■ DATA

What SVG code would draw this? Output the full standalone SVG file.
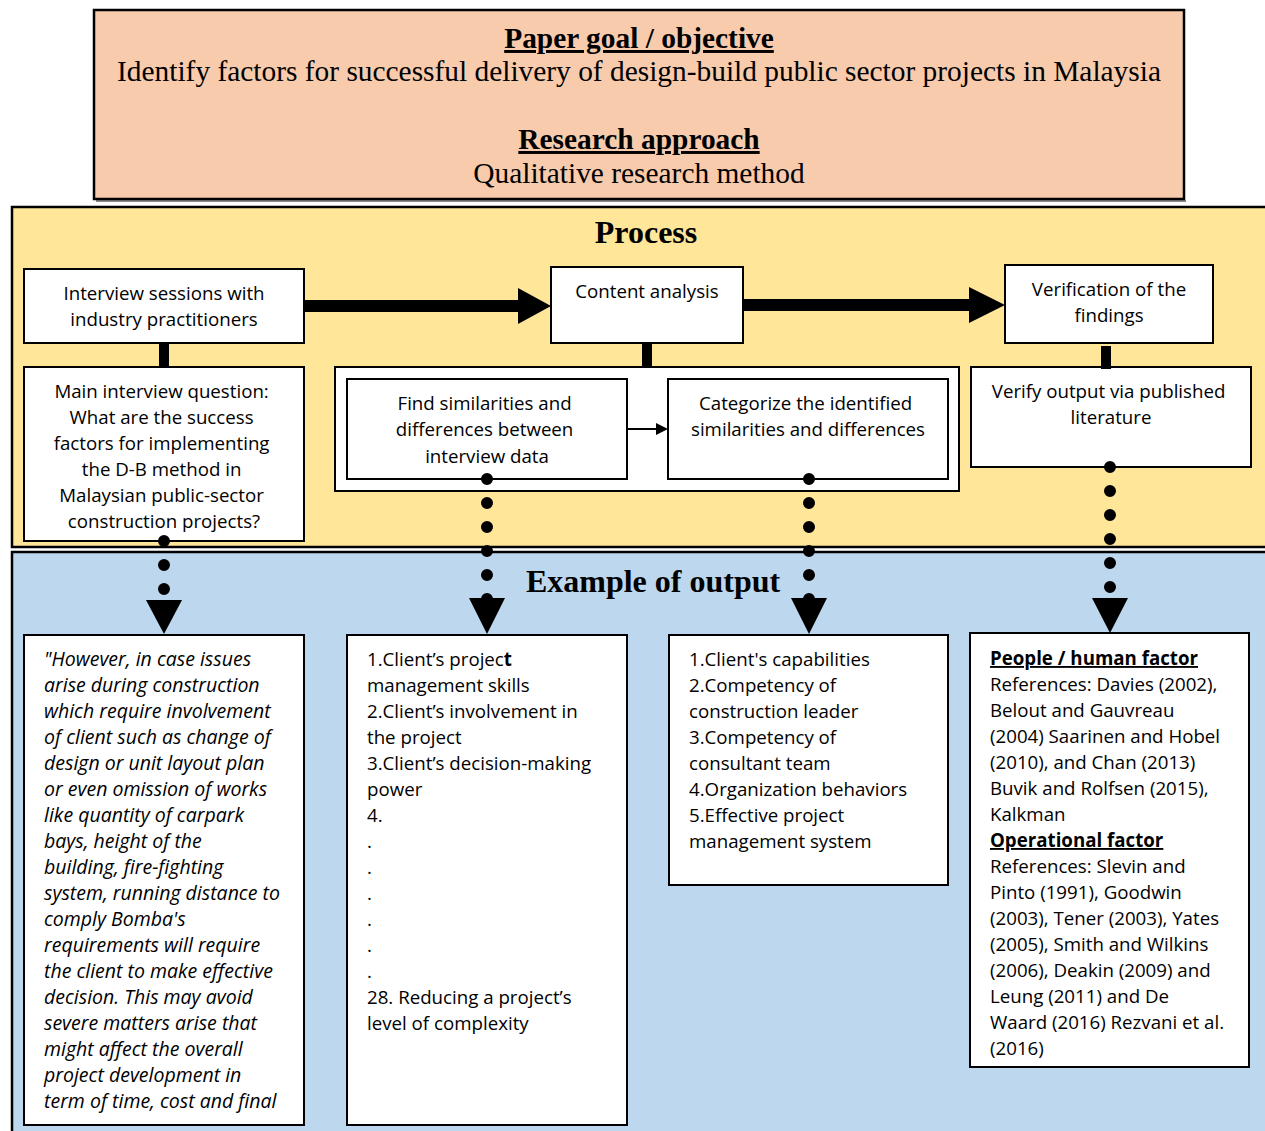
<svg xmlns="http://www.w3.org/2000/svg" width="1265" height="1131" viewBox="0 0 1265 1131">
<defs>
<style>
.panel{stroke:#000;stroke-width:2.5}
.box{fill:#fff;stroke:#000;stroke-width:2}
.serif{font-family:"Liberation Serif","Times New Roman",serif;fill:#000}
.sans{font-family:"Open Sans",Lato,"Liberation Sans",sans-serif;font-size:18.7px;fill:#000}
.c{text-anchor:middle}
.it{font-style:italic;font-size:19.5px}
.dots{stroke:#000;stroke-width:12;stroke-linecap:round;stroke-dasharray:0 24;fill:none}
.thick{stroke:#000;stroke-width:12;fill:none}
.head{fill:#000}
</style>
<marker id="thin" markerWidth="12" markerHeight="12" refX="10" refY="6" orient="auto" markerUnits="userSpaceOnUse">
<path d="M0,0 L12,6 L0,12 Z" fill="#000"/>
</marker>
</defs>
<rect width="1265" height="1131" fill="#fff"/>

<g id="header">
<line x1="96" y1="201" x2="1186" y2="201" stroke="#888" stroke-width="2"/>
<rect x="94" y="10" width="1090" height="189" fill="#F8CBAD" class="panel" stroke-width="2"/>
<text x="639" y="48" class="serif c" font-size="29.4" font-weight="bold" text-decoration="underline">Paper goal / objective</text>
<text x="639" y="81" class="serif c" font-size="29.4">Identify factors for successful delivery of design-build public sector projects in Malaysia</text>
<text x="639" y="149" class="serif c" font-size="29.4" font-weight="bold" text-decoration="underline">Research approach</text>
<text x="639" y="183" class="serif c" font-size="29.4">Qualitative research method</text>
</g>

<g id="process-panel">
<rect x="12" y="207" width="1260" height="340" fill="#FFE699" class="panel"/>
<text x="646" y="243" class="serif c" font-size="32" font-weight="bold">Process</text>
</g>

<g id="output-panel">
<rect x="12" y="552" width="1260" height="590" fill="#BDD7EE" class="panel"/>
<text x="653" y="592" class="serif c" font-size="32" font-weight="bold">Example of output</text>
</g>

<g id="interview">
<rect x="24" y="269" width="280" height="74" class="box"/>
<text x="164" y="300" class="sans c">Interview sessions with</text>
<text x="164" y="326" class="sans c">industry practitioners</text>
</g>

<g id="content-analysis">
<rect x="551" y="267" width="192" height="76" class="box"/>
<text x="647" y="298" class="sans c">Content analysis</text>
</g>

<g id="verification">
<rect x="1005" y="265" width="208" height="78" class="box"/>
<text x="1109" y="296" class="sans c">Verification of the</text>
<text x="1109" y="322" class="sans c">findings</text>
</g>

<g id="main-question">
<rect x="24" y="367" width="280" height="174" class="box"/>
<text class="sans c">
<tspan x="164" y="398">Main interview question:</tspan>
<tspan x="164" y="424">What are the success</tspan>
<tspan x="164" y="450">factors for implementing</tspan>
<tspan x="164" y="476">the D-B method in</tspan>
<tspan x="164" y="502">Malaysian public-sector</tspan>
<tspan x="164" y="528">construction projects?</tspan>
</text>
</g>

<g id="analysis-container">
<rect x="335" y="367" width="624" height="124" class="box"/>
</g>

<g id="find-similarities">
<rect x="347" y="379" width="280" height="100" class="box"/>
<text class="sans c">
<tspan x="487" y="410">Find similarities and</tspan>
<tspan x="487" y="436">differences between</tspan>
<tspan x="487" y="463">interview data</tspan>
</text>
</g>

<g id="categorize">
<rect x="668" y="379" width="280" height="100" class="box"/>
<text class="sans c">
<tspan x="808" y="410">Categorize the identified</tspan>
<tspan x="808" y="436">similarities and differences</tspan>
</text>
</g>

<g id="verify-output">
<rect x="971" y="367" width="280" height="100" class="box"/>
<text class="sans c">
<tspan x="1111" y="398">Verify output via published</tspan>
<tspan x="1111" y="424">literature</tspan>
</text>
</g>

<g id="quote">
<rect x="24" y="635" width="280" height="490" class="box"/>
<text class="sans it">
<tspan x="44" y="666">"However, in case issues</tspan>
<tspan x="44" y="692">arise during construction</tspan>
<tspan x="44" y="718">which require involvement</tspan>
<tspan x="44" y="744">of client such as change of</tspan>
<tspan x="44" y="770">design or unit layout plan</tspan>
<tspan x="44" y="796">or even omission of works</tspan>
<tspan x="44" y="822">like quantity of carpark</tspan>
<tspan x="44" y="848">bays, height of the</tspan>
<tspan x="44" y="874">building, fire-fighting</tspan>
<tspan x="44" y="900">system, running distance to</tspan>
<tspan x="44" y="926">comply Bomba's</tspan>
<tspan x="44" y="952">requirements will require</tspan>
<tspan x="44" y="978">the client to make effective</tspan>
<tspan x="44" y="1004">decision. This may avoid</tspan>
<tspan x="44" y="1030">severe matters arise that</tspan>
<tspan x="44" y="1056">might affect the overall</tspan>
<tspan x="44" y="1082">project development in</tspan>
<tspan x="44" y="1108">term of time, cost and final</tspan>
</text>
</g>

<g id="factor-list">
<rect x="347" y="635" width="280" height="490" class="box"/>
<text class="sans">
<tspan x="367" y="666">1.Client’s projec<tspan font-weight="bold">t</tspan></tspan>
<tspan x="367" y="692">management skills</tspan>
<tspan x="367" y="718">2.Client’s involvement in</tspan>
<tspan x="367" y="744">the project</tspan>
<tspan x="367" y="770">3.Client’s decision-making</tspan>
<tspan x="367" y="796">power</tspan>
<tspan x="367" y="822">4.</tspan>
<tspan x="367" y="848">.</tspan>
<tspan x="367" y="874">.</tspan>
<tspan x="367" y="900">.</tspan>
<tspan x="367" y="926">.</tspan>
<tspan x="367" y="952">.</tspan>
<tspan x="367" y="978">.</tspan>
<tspan x="367" y="1004">28. Reducing a project’s</tspan>
<tspan x="367" y="1030">level of complexity</tspan>
</text>
</g>

<g id="categories">
<rect x="669" y="635" width="279" height="250" class="box"/>
<text class="sans">
<tspan x="689" y="666">1.Client's capabilities</tspan>
<tspan x="689" y="692">2.Competency of</tspan>
<tspan x="689" y="718">construction leader</tspan>
<tspan x="689" y="744">3.Competency of</tspan>
<tspan x="689" y="770">consultant team</tspan>
<tspan x="689" y="796">4.Organization behaviors</tspan>
<tspan x="689" y="822">5.Effective project</tspan>
<tspan x="689" y="848">management system</tspan>
</text>
</g>

<g id="references">
<rect x="970" y="633" width="279" height="434" class="box"/>
<text class="sans">
<tspan x="990" y="665" font-weight="bold" text-decoration="underline">People / human factor</tspan>
<tspan x="990" y="691">References: Davies (2002),</tspan>
<tspan x="990" y="717">Belout and Gauvreau</tspan>
<tspan x="990" y="743">(2004) Saarinen and Hobel</tspan>
<tspan x="990" y="769">(2010), and Chan (2013)</tspan>
<tspan x="990" y="795">Buvik and Rolfsen (2015),</tspan>
<tspan x="990" y="821">Kalkman</tspan>
<tspan x="990" y="847" font-weight="bold" text-decoration="underline">Operational factor</tspan>
<tspan x="990" y="873">References: Slevin and</tspan>
<tspan x="990" y="899">Pinto (1991), Goodwin</tspan>
<tspan x="990" y="925">(2003), Tener (2003), Yates</tspan>
<tspan x="990" y="951">(2005), Smith and Wilkins</tspan>
<tspan x="990" y="977">(2006), Deakin (2009) and</tspan>
<tspan x="990" y="1003">Leung (2011) and De</tspan>
<tspan x="990" y="1029">Waard (2016) Rezvani et al.</tspan>
<tspan x="990" y="1055">(2016)</tspan>
</text>
</g>

<g id="connectors">
<line x1="304" y1="306" x2="520" y2="306" class="thick"/>
<polygon points="518,288 551,306 518,324" class="head"/>
<line x1="743" y1="305" x2="972" y2="305" class="thick"/>
<polygon points="969,287 1005,305 969,323" class="head"/>
<line x1="164" y1="344" x2="164" y2="366" stroke="#000" stroke-width="10"/>
<line x1="647" y1="344" x2="647" y2="366" stroke="#000" stroke-width="10"/>
<line x1="1106" y1="346" x2="1106" y2="369" stroke="#000" stroke-width="10"/>
<line x1="628" y1="429" x2="666" y2="429" stroke="#000" stroke-width="2" marker-end="url(#thin)"/>
<line x1="164" y1="541" x2="164" y2="591" class="dots"/>
<polygon points="146,600 182,600 164,634" class="head"/>
<line x1="487" y1="479" x2="487" y2="600" class="dots"/>
<polygon points="469,598 505,598 487,634" class="head"/>
<line x1="809" y1="479" x2="809" y2="600" class="dots"/>
<polygon points="791,598 827,598 809,634" class="head"/>
<line x1="1110" y1="467" x2="1110" y2="590" class="dots"/>
<polygon points="1092,598 1128,598 1110,633" class="head"/>
</g>
</svg>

■ GOAL
In the material above, find the lines that contain "What" and show them.

■ THE REPLY
What SVG code would draw this? Output the full standalone SVG file.
<tspan x="164" y="424">What are the success</tspan>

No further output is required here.